Through a Glass Darkly
I was immediately sucked into CRACK, a novella by Chris Barraclough. Not just a thriller, this story, but one that I could not put down and that, I’m sure, will haunt me for some time. Yes, the story is action packed, but the book is about the pain of being misunderstood, about ignorance, abuse, regret, cruelty; it is about what it feels like to be down and out in a society seemingly without soul.
Its setting—two towers of the Hightide council estates “in the heart of Broken Britain”—is dystopian. It has no charm or hope. The author’s prose is unique, remarkable, as is his ability to create rich, contradictory characters in a few words without leaving the story.
The main character, Nathan Pang, is a guilt-ridden policeman, a man with a past who loves his son and yearns for a better world. At one point he is asked if he has children. “‘Yes. I’ve got a boy. A son.’ Pang’s nails dug into the curtain.”
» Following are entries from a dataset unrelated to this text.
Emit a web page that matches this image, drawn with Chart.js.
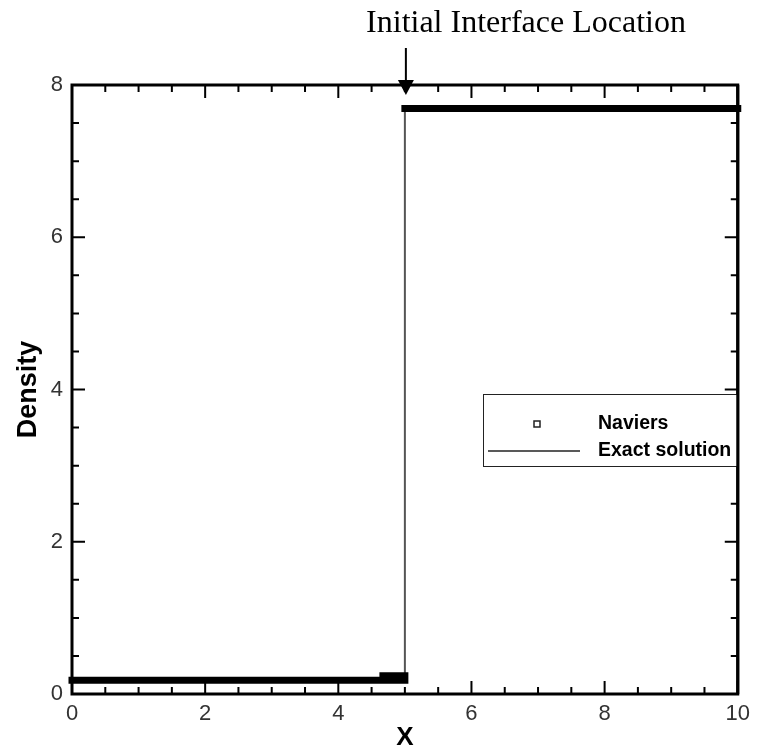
<!DOCTYPE html>
<html>
<head>
<meta charset="utf-8">
<script src="https://cdn.jsdelivr.net/npm/chart.js@4.4.0/dist/chart.umd.min.js"></script>
<style>
  html, body { margin: 0; padding: 0; background: #fff; }
  #wrap { width: 757px; height: 753px; }
</style>
</head>
<body>
<div id="wrap"><canvas id="c" width="757" height="753"></canvas></div>
<script>
// Naviers (markers so dense they form a thick line), null breaks the line
const naviersX = [0, 5.0, 5.0, 4.67, 5.0, 5.0, 5.0, 10];
const naviersY = [0.18, 0.18, null, 0.24, 0.24, null, 7.69, 7.69];
// exact solution
const exactX = [0, 5.0, 5.0, 10];
const exactY = [0.18, 0.18, 7.69, 7.69];
const xRange = [0, 10];
const yRange = [0, 8];
const labelStep = 2;   // labelled (major) ticks
const minorStep = 0.5; // all ticks
const interfaceX = 5.0;
const titleText = 'Initial Interface Location';
const seriesNames = ['Naviers', 'Exact solution'];

const toPoints = (xs, ys) => xs.map((x, i) => ({ x: x, y: ys[i] }));

const tickFont = { family: 'Liberation Sans, Arial, sans-serif', size: 22 };
const labelIfMajor = v => (v % labelStep === 0 ? String(v) : '');

// inward ticks on all four sides, the frame, arrow, title and legend
const decorations = {
  id: 'decorations',
  afterDatasetsDraw(chart) {
    const { ctx, chartArea: a, scales: { x, y } } = chart;
    ctx.save();
    ctx.strokeStyle = '#000';
    ctx.lineWidth = 2;
    ctx.beginPath();
    x.ticks.forEach(t => {
      const px = x.getPixelForValue(t.value);
      const len = t.value % labelStep === 0 ? 13 : 7;
      ctx.moveTo(px, a.bottom); ctx.lineTo(px, a.bottom - len);
      ctx.moveTo(px, a.top); ctx.lineTo(px, a.top + len);
    });
    y.ticks.forEach(t => {
      const py = y.getPixelForValue(t.value);
      const len = t.value % labelStep === 0 ? 13 : 7;
      ctx.moveTo(a.left, py); ctx.lineTo(a.left + len, py);
      ctx.moveTo(a.right, py); ctx.lineTo(a.right - len, py);
    });
    ctx.stroke();

    ctx.lineWidth = 3;
    ctx.strokeRect(a.left, a.top, a.width, a.height);

    // arrow to the initial interface
    const ax = x.getPixelForValue(interfaceX) + 1;
    ctx.lineWidth = 2;
    ctx.beginPath();
    ctx.moveTo(ax, 48); ctx.lineTo(ax, a.top - 2);
    ctx.stroke();
    ctx.fillStyle = '#000';
    ctx.beginPath();
    ctx.moveTo(ax - 8, a.top - 5);
    ctx.lineTo(ax + 8, a.top - 5);
    ctx.lineTo(ax, a.top + 10);
    ctx.closePath();
    ctx.fill();

    ctx.font = '32px "Liberation Serif", "Times New Roman", serif';
    ctx.textAlign = 'center';
    ctx.textBaseline = 'alphabetic';
    ctx.fillText(titleText, 526, 32);

    // legend box
    const lx = a.left + 411, ly = a.top + 309, lw = a.right - lx, lh = 72;
    ctx.fillStyle = '#fff';
    ctx.fillRect(lx, ly, lw, lh);
    ctx.lineWidth = 1;
    ctx.strokeStyle = '#222';
    ctx.strokeRect(lx + 0.5, ly + 0.5, lw, lh);
    ctx.lineWidth = 1.5;
    ctx.strokeRect(lx + 51, ly + 27, 6, 6);
    ctx.beginPath();
    ctx.moveTo(lx + 5, ly + 57); ctx.lineTo(lx + 97, ly + 57);
    ctx.stroke();
    ctx.fillStyle = '#000';
    ctx.font = 'bold 19.5px "Liberation Sans", Arial, sans-serif';
    ctx.textAlign = 'left';
    ctx.textBaseline = 'middle';
    ctx.fillText(seriesNames[0], lx + 115, ly + 30);
    ctx.fillText(seriesNames[1], lx + 115, ly + 57);

    ctx.lineWidth = 3;
    ctx.strokeStyle = '#000';
    ctx.beginPath();
    ctx.moveTo(a.right, a.top); ctx.lineTo(a.right, a.bottom);
    ctx.stroke();
    ctx.restore();
  }
};

new Chart(document.getElementById('c'), {
  type: 'scatter',
  data: {
    datasets: [
      {
        label: seriesNames[1],
        data: toPoints(exactX, exactY),
        showLine: true,
        borderColor: '#555',
        borderWidth: 2,
        pointRadius: 0,
        tension: 0,
        clip: false,
        order: 2
      },
      {
        label: seriesNames[0],
        data: toPoints(naviersX, naviersY),
        showLine: true,
        spanGaps: false,
        borderColor: '#000',
        borderWidth: 7,
        borderCapStyle: 'square',
        borderJoinStyle: 'round',
        pointRadius: 0,
        tension: 0,
        clip: false,
        order: 1
      }
    ]
  },
  options: {
    responsive: false,
    animation: false,
    events: [],
    layout: { padding: { top: 85, right: 17, left: 0, bottom: 0 } },
    plugins: { legend: { display: false }, tooltip: { enabled: false } },
    scales: {
      x: {
        type: 'linear',
        min: xRange[0],
        max: xRange[1],
        afterFit: s => { s.height = 59; },
        grid: { display: false, drawTicks: false },
        border: { display: false },
        ticks: {
          stepSize: minorStep,
          autoSkip: false,
          maxRotation: 0,
          padding: 7,
          color: '#333',
          font: tickFont,
          callback: labelIfMajor
        },
        title: {
          display: true,
          text: 'X',
          color: '#000',
          font: { family: 'Liberation Sans, Arial, sans-serif', size: 26, weight: 'bold' },
          padding: { top: 0, bottom: 0 }
        }
      },
      y: {
        type: 'linear',
        min: yRange[0],
        max: yRange[1],
        afterFit: s => { s.width = 72; },
        grid: { display: false, drawTicks: false },
        border: { display: false },
        ticks: {
          stepSize: minorStep,
          autoSkip: false,
          padding: 9,
          color: '#333',
          font: tickFont,
          callback: labelIfMajor
        },
        title: {
          display: true,
          text: 'Density',
          color: '#000',
          font: { family: 'Liberation Sans, Arial, sans-serif', size: 27, weight: 'bold' },
          padding: { top: 12, bottom: 0 }
        }
      }
    }
  },
  plugins: [decorations]
});
</script>
</body>
</html>
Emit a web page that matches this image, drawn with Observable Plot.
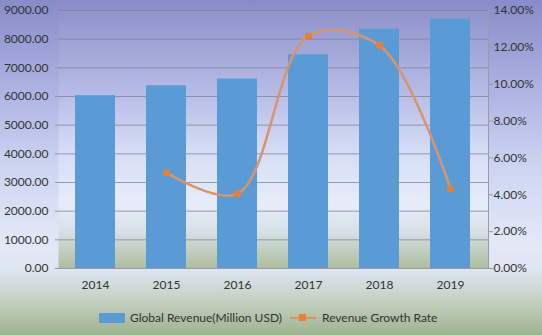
<!DOCTYPE html>
<html>
<head>
<meta charset="utf-8">
<script src="https://cdn.jsdelivr.net/npm/d3@7"></script>
<script src="https://cdn.jsdelivr.net/npm/@observablehq/plot@0.6"></script>
<style>
  html, body { margin: 0; padding: 0; }
  body {
    width: 542px; height: 335px; overflow: hidden;
    background: linear-gradient(to bottom, #878bc8 0%, #aab0e0 25%, #cdd5f2 50%, #e2e8f7 72%, #dfe6f2 80%, #c3d0c0 90%, #9eb38f 100%);
    font-family: Lato, "Open Sans", sans-serif;
  }
  #chart { position: relative; width: 542px; height: 300px; }
  #legend { position: relative; height: 35px; font-size: 12px; color: #333; }
  .lg { position: absolute; top: 10px; display: flex; align-items: center; }
</style>
</head>
<body>
<svg width="0" height="0" style="position:absolute">
  <defs>
    <linearGradient id="plotgrad" x1="0" y1="0" x2="0" y2="1">
      <stop offset="0" stop-color="#9093ca"/>
      <stop offset="0.3" stop-color="#b4b9e4"/>
      <stop offset="0.55" stop-color="#d6ddf5"/>
      <stop offset="0.75" stop-color="#e6ecf9"/>
      <stop offset="0.85" stop-color="#d9e1e8"/>
      <stop offset="1" stop-color="#aebd9c"/>
    </linearGradient>
  </defs>
</svg>
<div id="chart"></div>
<div id="legend">
  <div class="lg" style="left:99px"><span style="display:inline-block;width:26px;height:10px;background:#5b9bd5;margin-right:5px"></span>Global Revenue(Million USD)</div>
  <div class="lg" style="left:290px"><span style="position:relative;display:inline-block;width:26px;height:10px;margin-right:6px"><span style="position:absolute;left:0;top:4px;width:26px;height:2.5px;background:#e0915a"></span><span style="position:absolute;left:9px;top:1.5px;width:7px;height:7px;background:#ed7d31"></span></span>Revenue Growth Rate</div>
</div>
<script>
const years = ["2014", "2015", "2016", "2017", "2018", "2019"];
const revenue = [6030, 6375, 6610, 7455, 8350, 8700];
const growthYears = ["2015", "2016", "2017", "2018", "2019"];
const growth = [5.19, 4.05, 12.6, 12.1, 4.32];
const leftTicks = [0, 1000, 2000, 3000, 4000, 5000, 6000, 7000, 8000, 9000];
const rightTicks = [0, 2, 4, 6, 8, 10, 12, 14];

const yMax = 9000, pMax = 14;
const toY = p => p * yMax / pMax;

const bars = years.map((y, i) => ({year: y, value: revenue[i]}));
const rates = growthYears.map((y, i) => ({year: y, rate: growth[i], yv: toY(growth[i])}));

const chart = Plot.plot({
  width: 542,
  height: 300,
  marginLeft: 58,
  marginRight: 54,
  marginTop: 10,
  marginBottom: 32,
  style: {background: "transparent", fontFamily: "Lato, 'Open Sans', sans-serif", fontSize: "12px", color: "#333"},
  x: {domain: years, paddingInner: 0.43, paddingOuter: 0.215, label: null},
  y: {domain: [0, yMax], label: null},
  marks: [
    Plot.frame({fill: "url(#plotgrad)", stroke: null}),
    Plot.ruleY(leftTicks.slice(1), {stroke: "#80809a", strokeOpacity: 0.75, strokeWidth: 1}),
    Plot.barY(bars, {x: "year", y: "value", fill: "#5b9bd5"}),
    Plot.ruleY([0], {stroke: "#9a9aa8", strokeWidth: 1}),
    Plot.frame({anchor: "right", stroke: "#9a9aa8"}),
    Plot.axisY({ticks: leftTicks, tickFormat: d => d.toFixed(2), tickSize: 3, tickPadding: 7, stroke: "#9a9aa8", fill: "#333", fontSize: 12}),
    Plot.axisY({anchor: "right", ticks: rightTicks.map(toY), tickFormat: d => (d * pMax / yMax).toFixed(2) + "%", tickSize: 4, tickPadding: 1, stroke: "#9a9aa8", fill: "#333", fontSize: 12}),
    Plot.axisX({tickSize: 0, tickPadding: 12, fill: "#333", fontSize: 12}),
    Plot.line(rates, {x: "year", y: "yv", curve: "catmull-rom", stroke: "#d9956a", strokeWidth: 2.5}),
    Plot.dot(rates, {x: "year", y: "yv", symbol: "square", r: 3.6, fill: "#ed7d31", stroke: null})
  ]
});
document.getElementById("chart").appendChild(chart);
</script>
</body>
</html>
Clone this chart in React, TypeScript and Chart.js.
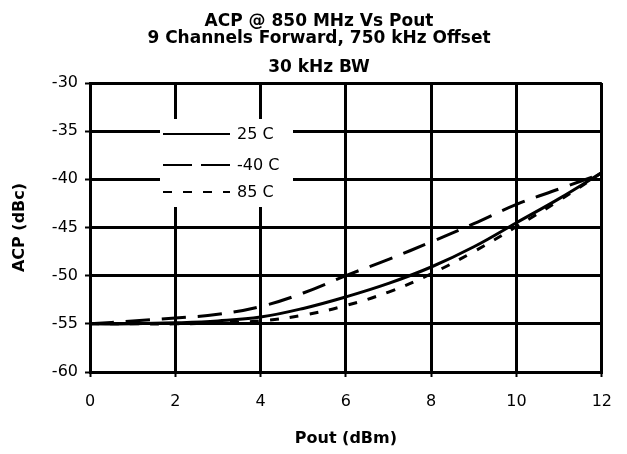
import React, { useEffect, useRef } from "react";
import { Chart, registerables } from "chart.js";

Chart.register(...registerables);

const pout = [0, 1, 2, 3, 4, 5, 6, 7, 8, 9, 10, 11, 12];
const acp25C = [-55, -55, -54.9, -54.7, -54.3, -53.4, -52.2, -50.8, -49.1, -47.0, -44.5, -42.0, -39.3];
const acpMinus40C = [-55, -54.7, -54.4, -54.0, -53.2, -51.8, -50.0, -48.3, -46.5, -44.6, -42.6, -41.0, -39.4];
const acp85C = [-55, -55, -55, -54.9, -54.7, -54.1, -53.1, -51.7, -49.8, -47.5, -44.9, -42.2, -39.3];
const seriesLabels = ["25 C", "-40 C", "85 C"];
const legendDashes = [[], [29, 9], [9, 11]];
const titleLines = ["ACP @ 850 MHz Vs Pout", "9 Channels Forward, 750 kHz Offset"];
const subtitleText = "30 kHz BW";
const xTitle = "Pout (dBm)";
const yTitle = "ACP (dBc)";

const FONT = "'DejaVu Sans', 'Liberation Sans', Arial, sans-serif";

const insideLegend = {
  id: "insideLegend",
  afterDatasetsDraw(chart: any) {
    const { ctx, chartArea } = chart;
    const left = chartArea.left + 70;
    const top = chartArea.top + 36;
    const w = 133;
    const h = 88;
    ctx.save();
    ctx.fillStyle = "#ffffff";
    ctx.fillRect(left, top, w, h);
    const rows = [15, 46, 73];
    chart.data.datasets.forEach((ds: any, i: number) => {
      const y = top + rows[i];
      ctx.beginPath();
      ctx.setLineDash(legendDashes[i]);
      ctx.lineWidth = 2;
      ctx.strokeStyle = "#000";
      ctx.moveTo(left + 3, y);
      ctx.lineTo(left + 70, y);
      ctx.stroke();
      ctx.setLineDash([]);
      ctx.fillStyle = "#000";
      ctx.font = `16px ${FONT}`;
      ctx.textAlign = "left";
      ctx.textBaseline = "middle";
      ctx.fillText(ds.label, left + 77, y + 1);
    });
    ctx.restore();
  },
};

export default function App() {
  const ref = useRef<HTMLCanvasElement | null>(null);
  useEffect(() => {
    if (!ref.current) return;
    const mk = (label: string, data: number[], dash: number[]) => ({
      label,
      data: pout.map((x, i) => ({ x, y: data[i] })),
      borderColor: "#000",
      backgroundColor: "#000",
      borderWidth: 3,
      borderDash: dash,
      pointRadius: 0,
      tension: 0.4,
      fill: false,
    });
    const chart = new Chart(ref.current, {
      type: "line",
      data: {
        datasets: [
          mk(seriesLabels[0], acp25C, []),
          mk(seriesLabels[1], acpMinus40C, [24, 12]),
          mk(seriesLabels[2], acp85C, [9, 11]),
        ],
      },
      options: {
        animation: false,
        responsive: true,
        maintainAspectRatio: false,
        layout: { padding: { left: 27, right: 16, top: 0, bottom: 0 } },
        plugins: {
          legend: { display: false },
          tooltip: { enabled: false },
          title: {
            display: true,
            text: titleLines,
            color: "#000",
            font: { family: FONT, size: 17, weight: "bold", lineHeight: 1.0 },
            padding: { top: 13, bottom: 12 },
          },
          subtitle: {
            display: true,
            text: subtitleText,
            color: "#000",
            font: { family: FONT, size: 17, weight: "bold", lineHeight: 1.0 },
            padding: { top: 0, bottom: 7 },
          },
        },
        scales: {
          x: {
            type: "linear",
            min: 0,
            max: 12,
            afterFit: (s: any) => { s.height = 82; },
            ticks: { stepSize: 2, color: "#000", font: { family: FONT, size: 16 }, padding: 15 },
            grid: { color: "#000", lineWidth: 3, tickLength: 5, tickWidth: 2, tickColor: "#000" },
            border: { color: "#000", width: 3 },
            title: { display: true, text: xTitle, color: "#000", font: { family: FONT, size: 16, weight: "bold" }, padding: { top: 0, bottom: 6 } },
          },
          y: {
            type: "linear",
            min: -60,
            max: -30,
            afterFit: (s: any) => { s.width = 63; },
            ticks: { stepSize: 5, color: "#000", font: { family: FONT, size: 16 }, padding: 7 },
            grid: { color: "#000", lineWidth: 3, tickLength: 5, tickWidth: 2, tickColor: "#000" },
            border: { color: "#000", width: 3 },
            title: { display: true, text: yTitle, color: "#000", font: { family: FONT, size: 16, weight: "bold" }, padding: { top: -17, bottom: 0 } },
          },
        },
      },
      plugins: [insideLegend],
    });
    return () => chart.destroy();
  }, []);
  return (
    <div style={{ position: "absolute", left: 0, top: 0, width: 627, height: 454, background: "#fff" }}>
      <canvas ref={ref} />
    </div>
  );
}
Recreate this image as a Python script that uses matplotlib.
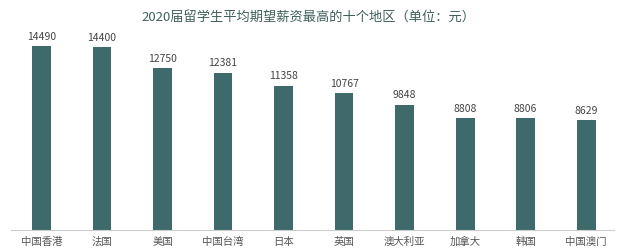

He is an outcast come to the towers to investigate a brawl that disturbed local residents. By his actions, Pang escalates the tension. Hated by and hiding from the inhabitants, Pang is himself broken, imperfect, riddled with guilt and pain. His story is punctuated by editorial remarks, obtuse and fractured, by a press purporting to summarize the rioting in Hightide.
I found the book gripping, the prose, spare and magnificent. The characters still linger in my head. Here is one of many memorable passages, an image central to the book’s meaning, occurring shortly after the accident that is the story’s catalyst.
“A perfect white trainer sat discarded on its side just a few feet beyond. Laces undone, the front of the sole hung open like a wide, gaping maw, frozen in a silent scream.”
I recommend the book to all readers who want memorable characters as much as they crave exciting plot, who want something more than resolution after reading a tense thriller.